## Exercise brief
State how many lines in the listing below include the word "that", and add nothing besides the number.

## Dataset content

▼

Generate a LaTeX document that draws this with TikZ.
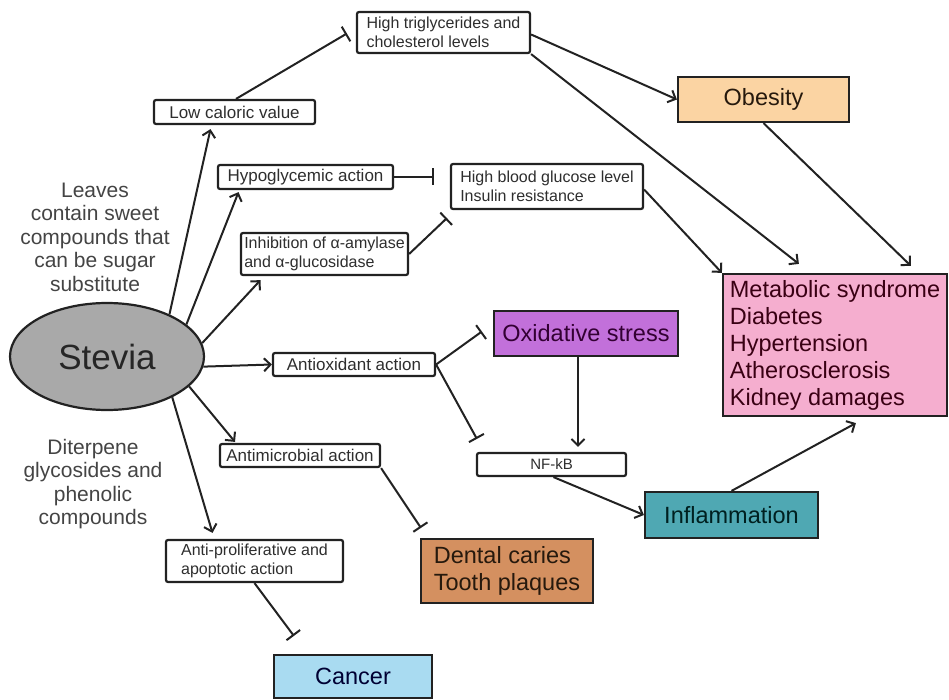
\documentclass[tikz,border=0pt]{standalone}
\usepackage{fontspec}
\setmainfont{Liberation Sans}
\usetikzlibrary{arrows.meta,calc,shapes.geometric}
\definecolor{linec}{HTML}{222222}
\definecolor{txt}{HTML}{2E2E2E}
\definecolor{gtxt}{HTML}{444444}
\definecolor{steviac}{HTML}{A9A9A9}
\definecolor{obesc}{HTML}{FBD4A3}
\definecolor{metac}{HTML}{F5AECF}
\definecolor{oxidc}{HTML}{C270DA}
\definecolor{inflc}{HTML}{4FA8B3}
\definecolor{dentc}{HTML}{D49060}
\definecolor{cancc}{HTML}{A9DBF1}
\begin{document}
\begin{tikzpicture}[x=1pt,y=-1pt,
  sbox/.style={draw=linec, line width=2.2pt, rounded corners=2pt, fill=white, inner sep=0pt, text=txt, font=\fontsize{17}{19}\selectfont},
  tbox/.style={sbox, align=left, font=\fontsize{16}{18.5}\selectfont},
  cbox/.style={draw=linec, line width=2.2pt, inner sep=0pt, font=\fontsize{23.5}{27}\selectfont},
  side/.style={text=gtxt, align=center, font=\fontsize{21}{23.5}\selectfont},
  arr/.style={line width=2pt, draw=linec, -{Straight Barb[length=6.5pt,width=13pt,line width=2pt]}},
  inhib/.style={line width=2pt, draw=linec, -{Bar[width=17pt,line width=2pt]}},
]
\useasboundingbox (0,0) rectangle (949,700);
\clip (0,0) rectangle (949,700);

% side texts
\node[side] (leaves) at (95,237) {Leaves\\contain sweet\\compounds that\\can be sugar\\substitute};
\node[side] (diter) at (93,484) {Diterpene\\glycosides and\\phenolic\\compounds};

% Stevia
\node[ellipse, draw=linec, line width=2.2pt, fill=steviac, minimum width=194, minimum height=107, inner sep=0pt, text=black!85, font=\fontsize{35}{40}\selectfont] (stevia) at (107,356.5) {Stevia};

% small boxes
\node[sbox, minimum width=161, minimum height=24] (low) at (234.5,112) {Low caloric value};
\node[tbox, minimum width=173, minimum height=41] (trig) at (443.5,32.5) {High triglycerides and\\cholesterol levels};
\node[sbox, minimum width=175, minimum height=24] (hypo) at (305.5,177) {Hypoglycemic action};
\node[tbox, minimum width=192, minimum height=45] (hbg) at (547,186.5) {High blood glucose level\\Insulin resistance};
\node[tbox, minimum width=167, minimum height=42] (inh) at (324.5,254) {Inhibition of α-amylase\\and α-glucosidase};
\node[sbox, minimum width=162, minimum height=23] (antiox) at (354,364.5) {Antioxidant action};
\node[sbox, minimum width=149, minimum height=23, font=\fontsize{15}{17}\selectfont] (nfkb) at (551.5,464.5) {NF-kB};
\node[sbox, minimum width=160, minimum height=23] (antim) at (300,455.5) {Antimicrobial action};
\node[tbox, minimum width=177, minimum height=42] (antip) at (254.5,561) {Anti-proliferative and\\apoptotic action};

% coloured boxes
\node[cbox, fill=obesc, text=black!80!brown, minimum width=171, minimum height=45] (obes) at (763.5,99.5) {Obesity};
\node[cbox, fill=metac, text=black!70!purple, align=left, minimum width=224, minimum height=142] (meta) at (835,345) {Metabolic syndrome\\Diabetes\\Hypertension\\Atherosclerosis\\Kidney damages};
\node[cbox, fill=oxidc, text=black!60!violet, minimum width=184, minimum height=45] (oxid) at (586,333.5) {Oxidative stress};
\node[cbox, fill=inflc, text=black!75!teal, minimum width=173, minimum height=46] (infl) at (731.5,515) {Inflammation};
\node[cbox, fill=dentc, text=black!80!brown, align=left, minimum width=172, minimum height=64] (dent) at (507,571) {Dental caries\\Tooth plaques};
\node[cbox, fill=cancc, text=black!80!blue, minimum width=158, minimum height=43] (cancer) at (353,676.5) {Cancer};

% arrows from Stevia
\draw[arr] (stevia.34) -- ($(low.south)+(-24,4)$);
\draw[arr] (stevia.22) -- ($(hypo.south)+(-67,2)$);
\draw[arr] (stevia.8) -- ($(inh.south)+(-64,4)$);
\draw[arr] (stevia.-6) -- (antiox.west);
\draw[arr] (stevia.-20) -- ($(antim.north)+(-65,-1)$);
\draw[arr] (stevia.-32) -- ($(antip.north)+(-42,-6)$);

% inhibitions
\draw[inhib] ($(low.north)+(1.5,0)$) -- ($(trig.west)+(-9,1)$);
\draw[inhib] (hypo.east) -- ($(hypo.east)+(40,0)$);
\draw[inhib] (inh.east) -- ($(hbg.south west)+(-3,8)$);
\draw[inhib] (antiox.east) -- ($(oxid.west)+(-11,-2)$);
\draw[inhib] (antiox.east) -- ($(nfkb.north west)+(1,-13)$);
\draw[inhib] (antim.south east) -- ($(dent.north west)+(1,-10)$);
\draw[inhib] (antip.south) -- ($(cancer.north west)+(21,-18)$);

% activations
\draw[arr] ($(trig.east)+(0,2)$) -- (obes.west);
\draw[arr] (trig.south east) -- ($(meta.north west)+(77,-9)$);
\draw[arr] (obes.south) -- ($(meta.north west)+(189,-7)$);
\draw[arr] ($(hbg.east)+(0,3)$) -- (meta.north west);
\coordinate (ox) at ($(oxid.south)+(-8,0)$);
\draw[arr] (ox) -- ($(ox |- nfkb.north)+(0,-5)$);
\draw[arr] ($(nfkb.south)+(2,0)$) -- (infl.west);
\draw[arr] (infl.north) -- ($(meta.south west)+(134,6)$);
\end{tikzpicture}
\end{document}
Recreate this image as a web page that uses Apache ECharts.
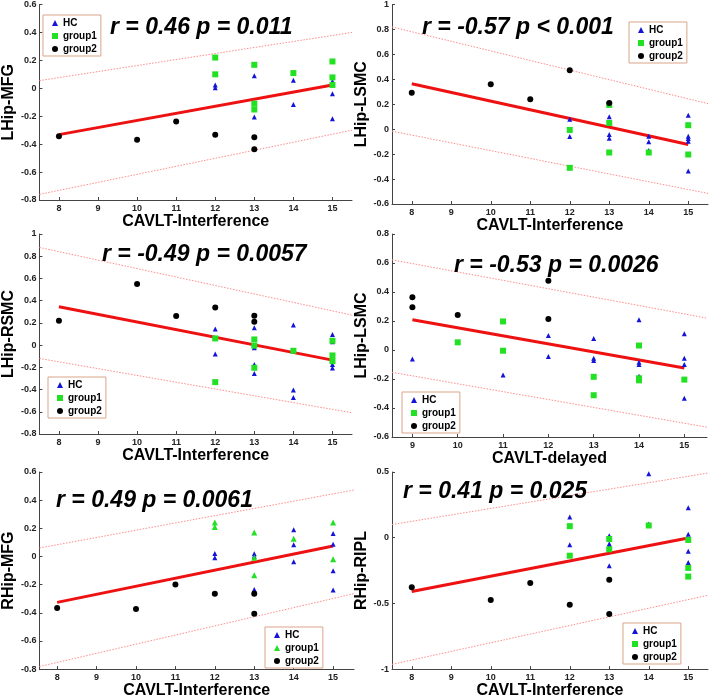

▲

## Task response
3